For the last four years, I have been baking 30-70 (all purpose-whole wheat) loaves of bread every week. My daughter approves it, S does too. It is a gift that my neighbours shamelessly ask me for. A particular two-year old will eat only this bread and none other. This kind of gloating over one’s skills inevitably gets hit by a rude shock, at least in my case.

One evening, as I prepared the warm water, jaggery powder and dry yeast mix, I realised I was out of all purpose flour. Feeling adventurous, I dusted out the last table spoon into the liquid mix and decided to wait for a starter to develop. After 45 minutes I kneaded a dough with this bubbling, watery fluid and three cups of whole wheat flour. I was hopeful and made a mental note to check the dough after an hour at 10 pm and safely store it in the fridge to bake next morning.

As I entered the kitchen at 7 am, that rude shock I had mentioned earlier, toppled me over. I had forgotten to check the dough the night before. It had remained at room temperature – at that time of the year 23-25 degrees Celsius –  for about ten hours. I could clearly hear its merry fermented laughter.

I had to hold the wall and sit on the stool to compose myself. Along with the bread, I had lost all self-respect. I tried to look for the silver lining. Voila! I had nothing to lose anymore! So, purely as an experiment, I kneaded that overgrown mass, set it on the dusted baking tray, and put it to bake after 20 minutes.

I was expecting the worst but I had, in fact, reached another entirely unexpected turning point in my bread-making journey.


170 ml or ¾ cup lukewarm water

1 table spoon jaggery powder or sugar

2 heaped tea spoons dry active yeast

1 table spoon maida/all purpose flour

375 gm or thereabouts of whole wheat flour (this also works well with 125 gm maida and 250 gm whole wheat flour)

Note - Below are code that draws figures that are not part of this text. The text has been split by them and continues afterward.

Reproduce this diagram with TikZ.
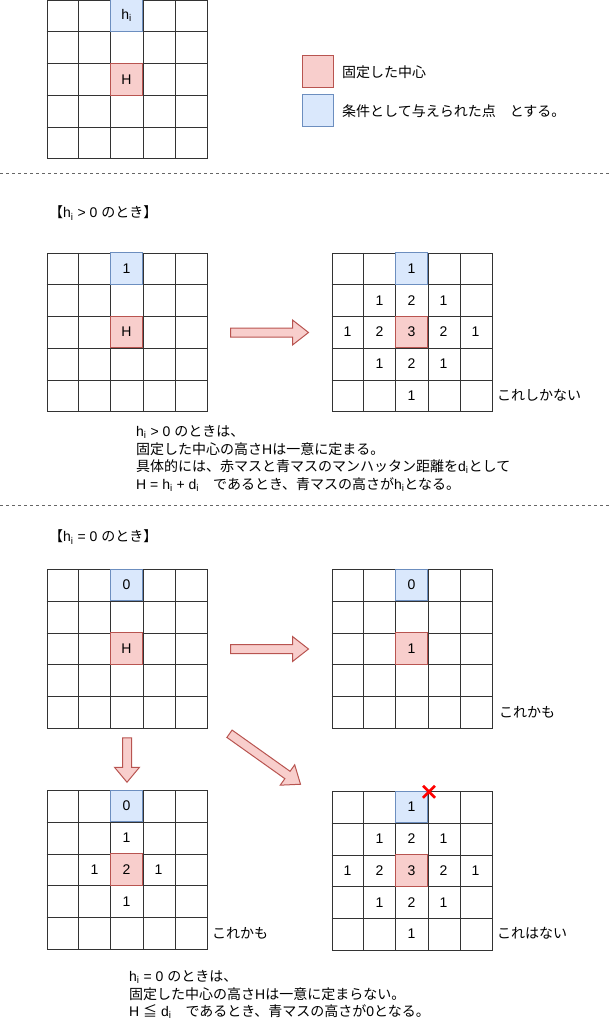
\documentclass[tikz,border=0pt]{standalone}
\usepackage{fontspec}
\setmainfont{Liberation Sans}
\newfontfamily\jp{Noto Sans CJK JP}
\usetikzlibrary{calc,positioning}
\definecolor{cellred}{HTML}{F8CECC}
\definecolor{edgered}{HTML}{B85450}
\definecolor{cellblue}{HTML}{DAE8FC}
\definecolor{edgeblue}{HTML}{6C8EBF}
\definecolor{crossred}{HTML}{FF0000}
\newcommand{\hsub}{h\textsubscript{i}}
\newcommand{\dsub}{d\textsubscript{i}}

\tikzset{
  lbl/.style={inner sep=0pt, font=\fontsize{14pt}{17.7pt}\selectfont},
  boardframe/.style={draw=black!80, line width=1pt, inner sep=0pt, minimum width=160pt, minimum height=158.5pt},
  boardline/.style={draw=black!80, line width=1pt},
  plaincell/.style={lbl, minimum width=32pt, minimum height=31.7pt},
  redcell/.style={plaincell, fill=cellred, draw=edgered, line width=1pt},
  bluecell/.style={plaincell, fill=cellblue, draw=edgeblue, line width=1pt},
  fat/.style={fill=cellred, draw=edgered, line width=1pt, line join=miter},
  sepline/.style={draw=black!60, line width=1pt, dash pattern=on 3pt off 3pt},
  xmark/.style={draw=crossred, line width=2.8pt}
}

% 5x5 board: frame node and the inner lines
\newcommand{\drawboard}[2]{%
  \node[boardframe] (#1) at (#2) {};
  \foreach \k [evaluate=\k as \f using \k/5] in {1,...,4} {
    \draw[boardline] ($(#1.north west)!\f!(#1.north east)$) -- ($(#1.south west)!\f!(#1.south east)$);
    \draw[boardline] ($(#1.north west)!\f!(#1.south west)$) -- ($(#1.north east)!\f!(#1.south east)$);
  }
}
% one cell of a board: [style]{board}{row}{col}{text}
\newcommand{\boardcell}[5][plaincell]{%
  \node[#1] (#2-#3#4) at ($(#2.north west)+({(#4-0.5)*32},{(#3-0.5)*31.7})$) {#5};
}
% block arrow: {from}{to}{head length}
\newcommand{\fatarrow}[3]{%
  \coordinate (hb) at ($(#2)!#3!(#1)$);
  \draw[fat] ($(#1)!4.5pt!90:(#2)$) -- ($(hb)!4.5pt!90:(#2)$) -- ($(hb)!12.5pt!90:(#2)$) -- (#2)
    -- ($(hb)!12.5pt!-90:(#2)$) -- ($(hb)!4.5pt!-90:(#2)$) -- ($(#1)!4.5pt!-90:(#2)$) -- cycle;
}

\begin{document}
\begin{tikzpicture}[x=1pt, y=-1pt]
\useasboundingbox (0,0) rectangle (611,1024);

% Legend board
\drawboard{gA}{127,79.75}
\boardcell[bluecell]{gA}{1}{3}{\hsub}
\boardcell[redcell]{gA}{3}{3}{H}

\node[redcell, minimum width=31pt, minimum height=32pt] (keyR) at (317.5,72) {};
\node[bluecell, minimum width=31pt, minimum height=32pt] (keyB) at (317.5,111) {};
\node[lbl, anchor=west] (keyRtxt) at (342,72) {\jp 固定した中心};
\node[lbl, anchor=west] (keyBtxt) at (342,111) {\jp 条件として与えられた点　とする。};

\draw[sepline] (0,174) -- (611,174);

% Case h_i > 0
\node[lbl, anchor=west] (ttlA) at (49,213) {{\jp 【}\hsub{} > 0 {\jp のとき】}};

\drawboard{gB}{127,332.5}
\boardcell[bluecell]{gB}{1}{3}{1}
\boardcell[redcell]{gB}{3}{3}{H}

\drawboard{gC}{412,332.5}
\boardcell[bluecell]{gC}{1}{3}{1}
\boardcell[redcell]{gC}{3}{3}{3}
\foreach \r/\c/\v in {2/2/1,2/3/2,2/4/1,3/1/1,3/2/2,3/4/2,3/5/1,4/2/1,4/3/2,4/4/1,5/3/1}
  {\boardcell{gC}{\r}{\c}{\v}}
\node[lbl, anchor=west] (onlyC) at (497,395) {\jp これしかない};

\coordinate (rAs) at ($(gB.east)+(23,0)$);
\coordinate (rAe) at ($(gC.west)+(-23,0)$);
\fatarrow{rAs}{rAe}{16pt}

\node[lbl, anchor=north west, align=left] (noteA) at (136,425) {%
  \hsub{} > 0 {\jp のときは、}\\
  {\jp 固定した中心の高さ}H{\jp は一意に定まる。}\\
  {\jp 具体的には、赤マスと青マスのマンハッタン距離を}\dsub{\jp として}\\
  H = \hsub{} + \dsub{\jp 　であるとき、青マスの高さが}\hsub{\jp となる。}};

\draw[sepline] (0,505) -- (611,505);

% Case h_i = 0
\node[lbl, anchor=west] (ttlB) at (49,537) {{\jp 【}\hsub{} = 0 {\jp のとき】}};

\drawboard{gD}{127,649}
\boardcell[bluecell]{gD}{1}{3}{0}
\boardcell[redcell]{gD}{3}{3}{H}

\drawboard{gE}{412,649}
\boardcell[bluecell]{gE}{1}{3}{0}
\boardcell[redcell]{gE}{3}{3}{1}
\node[lbl, anchor=west] (maybeE) at (499,712) {\jp これかも};

\drawboard{gF}{127,870}
\boardcell[bluecell]{gF}{1}{3}{0}
\boardcell[redcell]{gF}{3}{3}{2}
\foreach \r/\c/\v in {2/3/1,3/2/1,3/4/1,4/3/1}
  {\boardcell{gF}{\r}{\c}{\v}}
\node[lbl, anchor=west] (maybeF) at (212,933) {\jp これかも};

\drawboard{gG}{412,871}
\boardcell[bluecell]{gG}{1}{3}{1}
\boardcell[redcell]{gG}{3}{3}{3}
\foreach \r/\c/\v in {2/2/1,2/3/2,2/4/1,3/1/1,3/2/2,3/4/2,3/5/1,4/2/1,4/3/2,4/4/1,5/3/1}
  {\boardcell{gG}{\r}{\c}{\v}}
\node[lbl, anchor=west] (notG) at (497,933) {\jp これはない};
\draw[xmark] ($(gG-13.north east)+(-5,-5)$) -- ($(gG-13.north east)+(7,7)$);
\draw[xmark] ($(gG-13.north east)+(-5,7)$) -- ($(gG-13.north east)+(7,-5)$);

\coordinate (rBs) at ($(gD.east)+(23,0)$);
\coordinate (rBe) at ($(gE.west)+(-23,0)$);
\fatarrow{rBs}{rBe}{16pt}
\coordinate (dns) at ($(gD.south)+(0,9)$);
\coordinate (dne) at ($(gF.north)+(0,-8)$);
\fatarrow{dns}{dne}{15pt}
\coordinate (dgs) at ($(gD.south east)+(22,5)$);
\coordinate (dge) at ($(gG.north west)+(-31,-7)$);
\fatarrow{dgs}{dge}{16pt}

\node[lbl, anchor=north west, align=left] (noteB) at (129,970) {%
  \hsub{} = 0 {\jp のときは、}\\
  {\jp 固定した中心の高さ}H{\jp は一意に定まらない。}\\
  H {\jp ≦} \dsub{\jp 　であるとき、青マスの高さが}0{\jp となる。}};

\end{tikzpicture}
\end{document}
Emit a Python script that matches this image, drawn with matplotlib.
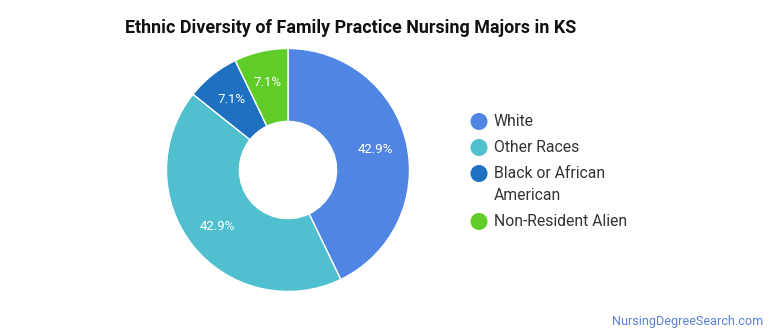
import matplotlib.pyplot as plt

plt.rcParams['font.family'] = ['Roboto', 'DejaVu Sans']

title = 'Ethnic Diversity of Family Practice Nursing Majors in KS'
groups = ['White', 'Other Races', 'Black or African\nAmerican', 'Non-Resident Alien']
counts = [6, 6, 1, 1]
colors = ['#5185e3', '#50c0cf', '#1e70c1', '#60cc27']

W, H = 770, 335
fig = plt.figure(figsize=(W / 100, H / 100), dpi=100)

# donut, centred at (288, 170) px with outer radius ~121 px
cx, cy, r = 288, 170, 121.5
ax = fig.add_axes([(cx - r) / W, 1 - (cy + r) / H, 2 * r / W, 2 * r / H])
wedges, _, autotexts = ax.pie(
    counts, colors=colors, startangle=90, counterclock=False,
    radius=1, autopct='%1.1f%%', pctdistance=0.74,
    wedgeprops=dict(width=0.6, edgecolor='white', linewidth=1),
    textprops=dict(color='white', fontsize=9.5))
ax.set_xlim(-1, 1)
ax.set_ylim(-1, 1)
ax.set_aspect('equal')
ax.axis('off')

fig.text(125 / W, 1 - 28 / H, title, fontsize=12.9, fontweight='bold',
         color='#111111', va='center', ha='left')

# legend drawn in pixel space
lax = fig.add_axes([0, 0, 1, 1])
lax.set_xlim(0, W)
lax.set_ylim(H, 0)
lax.axis('off')
y = 121.5
for name, col in zip(groups, colors):
    lax.scatter([479], [y], s=150, color=col, edgecolors='none')
    lines = name.split('\n')
    for i, line in enumerate(lines):
        lax.text(494, y + i * 22, line, fontsize=11.3, color='#333333',
                 va='center', ha='left')
    y += 26 + 22 * (len(lines) - 1)

fig.text(763 / W, 1 - 321 / H, 'NursingDegreeSearch.com', fontsize=9.1,
         color='#5b80d6', ha='right', va='center')

fig.savefig('out.png', dpi=100)
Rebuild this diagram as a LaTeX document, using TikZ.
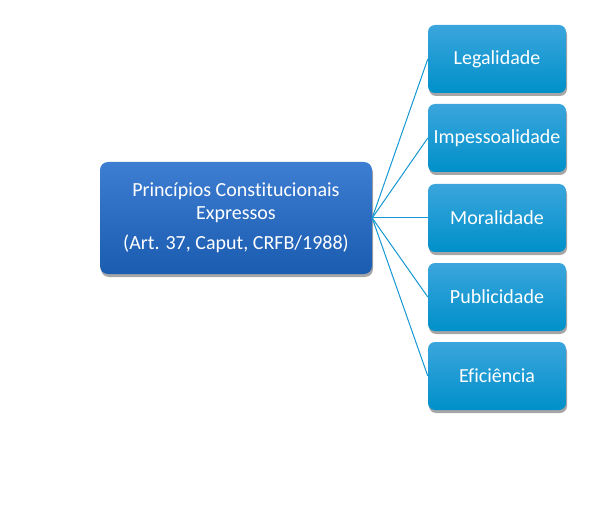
\documentclass[tikz,border=0pt]{standalone}
\usepackage{fontspec}
\setmainfont[Ligatures=CommonOff]{Carlito}
\usetikzlibrary{shadows}

\definecolor{mainTop}{HTML}{3D7DD2}
\definecolor{mainBot}{HTML}{1A5CB0}
\definecolor{leafTop}{HTML}{3BA5DD}
\definecolor{leafBot}{HTML}{0090C9}
\definecolor{linkCol}{HTML}{1597D2}

\tikzset{
  principio/.style={rounded corners=8pt, minimum width=272pt, minimum height=112pt,
    top color=mainTop, bottom color=mainBot, text=white, align=center,
    font=\fontsize{20}{23}\selectfont,
    drop shadow={shadow xshift=1pt, shadow yshift=-3pt, opacity=0.35, fill=black}},
  ramo/.style={rounded corners=7pt, minimum width=138pt, minimum height=68pt,
    top color=leafTop, bottom color=leafBot, text=white,
    font=\fontsize{20}{23}\selectfont,
    drop shadow={shadow xshift=1pt, shadow yshift=-3pt, opacity=0.35, fill=black}},
  ligacao/.style={draw=linkCol, line width=1pt}
}

\begin{document}
\begin{tikzpicture}[x=1pt, y=1pt]
        \useasboundingbox (0,0) rectangle (600,515);

        \node[principio] (centro) at (236,297) {Princípios Constitucionais\\Expressos\\[7pt](Art. 37, Caput, CRFB/1988)};

        \node[ramo] (legal) at (497,456) {Legalidade};
        \node[ramo] (impess) at (497,377) {Impessoalidade};
        \node[ramo] (moral) at (497,297) {Moralidade};
        \node[ramo] (publ) at (497,218) {Publicidade};
        \node[ramo] (efic) at (497,139) {Eficiência};

        \foreach \r in {legal, impess, moral, publ, efic}
          \draw[ligacao] (centro.east) -- (\r.west);

      \end{tikzpicture}
\end{document}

1 table spoon melted butter (my heart specialist brother-in-law advices against oil)

1 teaspoon salt

In a large mixing bowl, add lukewarm water (heat for 30 seconds in the microwave) to jaggery powder. Add yeast. Cover and let it rest till the yeast balls rise up forming a foamy, bubbly layer at the top – about 10-15 minutes depending on room temperature. Add maida, mix and leave this fluid covered in a warm corner of the kitchen for about 30-45 minutes till you see the mix foamed up. Now add butter, salt and whole wheat flour. If you want more sweetness in the bread add a table spoon of jaggery powder/sugar/honey; I don’t. Knead the mix with your fingers bringing it together in a soft moist dough. Add flour if you need to. Transfer to a bigger, slightly oiled bowl. Cover and rest for about an hour or more till the dough has about doubled in size.

Refrigerate for a minimum of four hours or overnight. Once you bring out the dough from the fridge, it would have grown further – not too much but a little. Rest it till it comes to room temperature.  Then punch the air out of the dough, gently work it pulling the dough towards the underside to achieve a smooth top – use a little oil or flour on your palms and fingers if that helps. Set the dough on a baking tray dusted with flour. Cover with a big bowl to allow for some room as the dough rises again.

Once it is one and half to double its size, make a generous incision on the top that will allow steam to release. You may also make incisions on the side if that pleases you. Bake at 170-180 degree Celcius for about 25-30 minutes. Once cooked, the loaf should sound hollow when you knock the top. Take the tray out of the oven, remove the bread immediately with a spatula and transfer to a rack to cool. At this time you can brush the crust with butter to soften it – I don’t, we love the crust. Cut slices only after the loaf is completely cool. Cover it in a cloth napkin and keep in a cool corner. If it lasts for more than 24 hours, refrigerate. Warm/toast it before eating once out of the fridge.

Shalini is forced to cook mostly because restaurant food does not agree with her, but also because she lives in the fabled belief that one day she will impress her daughter with her creations.